To put it in another context, would anyone submit to surgery from a professional practitioner with a track record of wrong diagnoses and of sending out of theatre a series of damagingly mishandled procedures?

This set of proposals for ‘action’ ignores the parallel central problem of the conduct of senior officers and it therefore of little use.

ACTION PLAN

1. Refresh Standards Commission training with input from Commissioners Office -Refresh training on standards and behaviour input from Commissioner’s office.

2. Monitoring Officer revised operating protocol – Develop protocol for Monitoring Officer / Elected Members adhere to Code of Conduct.

3. Revised guidance to officers on responding to unacceptable behaviours -Yellow card process to warn of breach of “reasonable behaviour” and Councillor Code of conduct.

4.  Reinforce the roles and responsibilities of Elected Members – All elected members understand their roles and responsibilities as a member, in line with Code of Conduct.

5. Reinforce the processes/procedures for dealing with private and confidential correspondence – All elected members deal appropriately with correspondence and do not release to the press/ others.

6. Group discipline and leadership – Group leaders ensure proper conduct of members within their respective groups.

7.  Reinforce the role of officers as professional advisors – Members recognise and understand the role of officers as professional advisors.

8. Revised guidance from Monitoring Officer for Senior Officers on managing expectations – Senior Officers are better informed and clearly understand their role and responsibilities.

9. Review progress, assess impact and identify further improvements.

10. Revise PMA to improve scrutiny and decision making – Committee structure set out by SLWG.

11. Clarity on roles of area committees and central committees and clear statement on terms of reference for each.

12. Align members’ knowledge, experience, and interests with senior members’ roles – Develop criteria and introduce process for nominations to senior roles and committees.

13. Establish staffing resources and operating procedures to support new PMA.

14. Development day for membership of each committee.

15. Develop work plan / forward agenda planning to try and identify key issues to be dealt with by each committee – Work plan agreed and actioned.

16. Development day for PRS Committee members.
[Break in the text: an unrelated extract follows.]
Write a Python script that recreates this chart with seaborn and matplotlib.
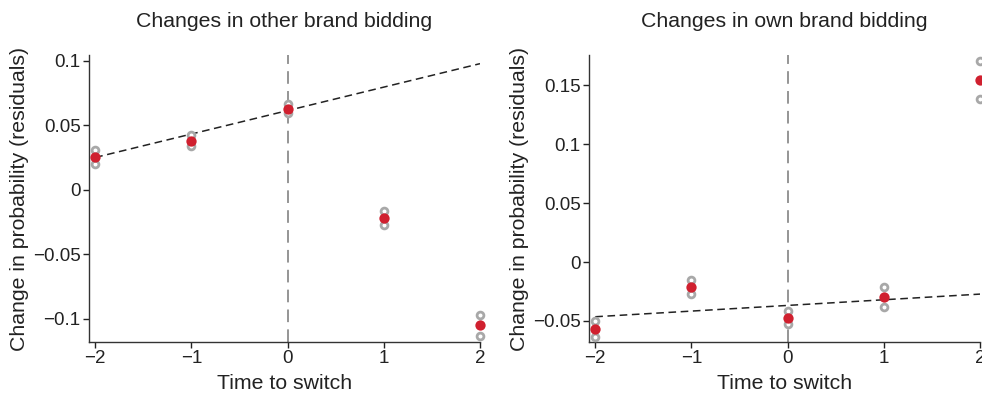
import matplotlib
matplotlib.use("Agg")
import matplotlib.pyplot as plt
import numpy as np
import pandas as pd
import seaborn as sns

# ---- data ----
time_to_switch = [-2, -1, 0, 1, 2]

# other brand bidding
other_mean = [0.025, 0.0374, 0.0628, -0.0220, -0.1052]
other_upper = [0.0308, 0.0424, 0.0667, -0.0163, -0.0971]
other_lower = [0.0196, 0.0336, 0.0597, -0.0271, -0.1132]
other_fit_x = [-2, 2]
other_fit_y = [0.025, 0.0977]

# own brand bidding
own_mean = [-0.0566, -0.0215, -0.0473, -0.0300, 0.1545]
own_upper = [-0.0498, -0.0156, -0.0419, -0.0215, 0.1703]
own_lower = [-0.0634, -0.0272, -0.0524, -0.0385, 0.1386]
own_fit_x = [-2, 2]
own_fit_y = [-0.0464, -0.0272]

panel_titles = ["Changes in other brand bidding", "Changes in own brand bidding"]
other_yticks = [-0.1, -0.05, 0, 0.05, 0.1]
own_yticks = [-0.05, 0, 0.05, 0.1, 0.15]

RED = "#d0202f"
GRAY = "#a8a8a8"

sns.set_theme(style="ticks")
plt.rcParams["font.family"] = ["Liberation Sans", "DejaVu Sans"]
plt.rcParams["axes.unicode_minus"] = True


def fmt_tick(v):
    if v == 0:
        return "0"
    s = f"{abs(v):g}"
    return ("\u2212" + s) if v < 0 else s


def draw_panel(ax, mean, upper, lower, fit_x, fit_y, title, yticks, ylim):
    df = pd.DataFrame({"t": time_to_switch, "mean": mean, "upper": upper, "lower": lower})
    ax.axvline(0, color="#8c8c8c", lw=1.3, ls=(0, (7, 4)), zorder=1)
    sns.lineplot(x=fit_x, y=fit_y, ax=ax, color="#222222", lw=1.1,
                 linestyle=(0, (5, 3)), zorder=2)
    for col in ["upper", "lower"]:
        sns.scatterplot(data=df, x="t", y=col, ax=ax, s=24, marker="o",
                        facecolor="white", edgecolor=GRAY, linewidth=2.0,
                        zorder=3, clip_on=False)
    sns.scatterplot(data=df, x="t", y="mean", ax=ax, s=55, color=RED,
                    edgecolor=RED, linewidth=0, zorder=4, clip_on=False)

    ax.set_xlim(-2.065, 2.0)
    ax.set_ylim(*ylim)
    ax.set_xticks(time_to_switch)
    ax.set_xticklabels([fmt_tick(v) for v in time_to_switch])
    ax.set_yticks(yticks)
    ax.set_yticklabels([fmt_tick(v) for v in yticks])
    ax.set_title(title, fontsize=15.3, color="#222222", pad=20)
    ax.set_xlabel("Time to switch", fontsize=15.3, color="#222222", labelpad=5)
    ax.set_ylabel("Change in probability (residuals)", fontsize=15.3,
                  color="#222222", labelpad=3)
    ax.tick_params(axis="both", labelsize=13.5, colors="#222222",
                   length=4, width=1, direction="out", pad=2)
    for side in ["top", "right"]:
        ax.spines[side].set_visible(False)
    for side in ["left", "bottom"]:
        ax.spines[side].set_color("#333333")
        ax.spines[side].set_linewidth(1.0)


fig = plt.figure(figsize=(9.82, 3.93), dpi=100)
ax1 = fig.add_axes([0.0906, 0.1298, 0.3982, 0.7302])
ax2 = fig.add_axes([0.5998, 0.1298, 0.3982, 0.7302])

draw_panel(ax1, other_mean, other_upper, other_lower, other_fit_x, other_fit_y,
           panel_titles[0], other_yticks, (-0.118, 0.1044))
draw_panel(ax2, own_mean, own_upper, own_lower, own_fit_x, own_fit_y,
           panel_titles[1], own_yticks, (-0.0678, 0.1755))

fig.savefig("out.png", dpi=100)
17. PRS Committee Work plan agreed and implementation – Work plan agreed and actioned.

18. Revise report format to address Members feedback – Extend executive summary in report to assist Members understanding.

19. Chief Executive Appraisal process annualised – Appraisal completed annually.

20. Monitor impact on staff morale via staff survey – Maintain/improve current levels of staff morale.

21. Explore opportunities to broaden/improve engagement with local communities, via media platforms.

22. Further scrutiny/review of local community planning processes and area community planning groups/ partnerships.

23. Review progress, assess impact and identify further improvements.

24. Implement Elected Member Development Programme – 75% of Members engaged in EMD.

25. Establish an appropriate Peer Mentoring Programme for Members – involving external and internal peers – Development of a peer mentoring programme, involving both internal and external peers.

26. Establish a medium term programme of training to develop key skills and competencies based on members’ needs and output from committee development days.

27. Training for members on scrutiny role -75% of members completed scrutiny training.

28. Establish a medium term programme of master classes on key leadership issues and strategic issues.

29. Review progress, assess impact and identify further improvements.

30. Seminar programme to address key policy areas – Deliver seminar programme with 75% attendance.

31. Create working groups to examine long term challenges and strategic issues facing Argyll and Bute.

32. SOA Development Plans to be finalised – Clear Strategic planning/direction.

33. Align resources and services to SOA outcomes and delivery plans.

34. Corporate priorities and service plans updated to reflect alignment of resources and service to SOA outcomes and delivery plans.

35. Chief Executive Leaders Briefing – Meeting with Leader/Depute Leader and Opposition Leader.

36. Review progress, assess impact and identify further improvements.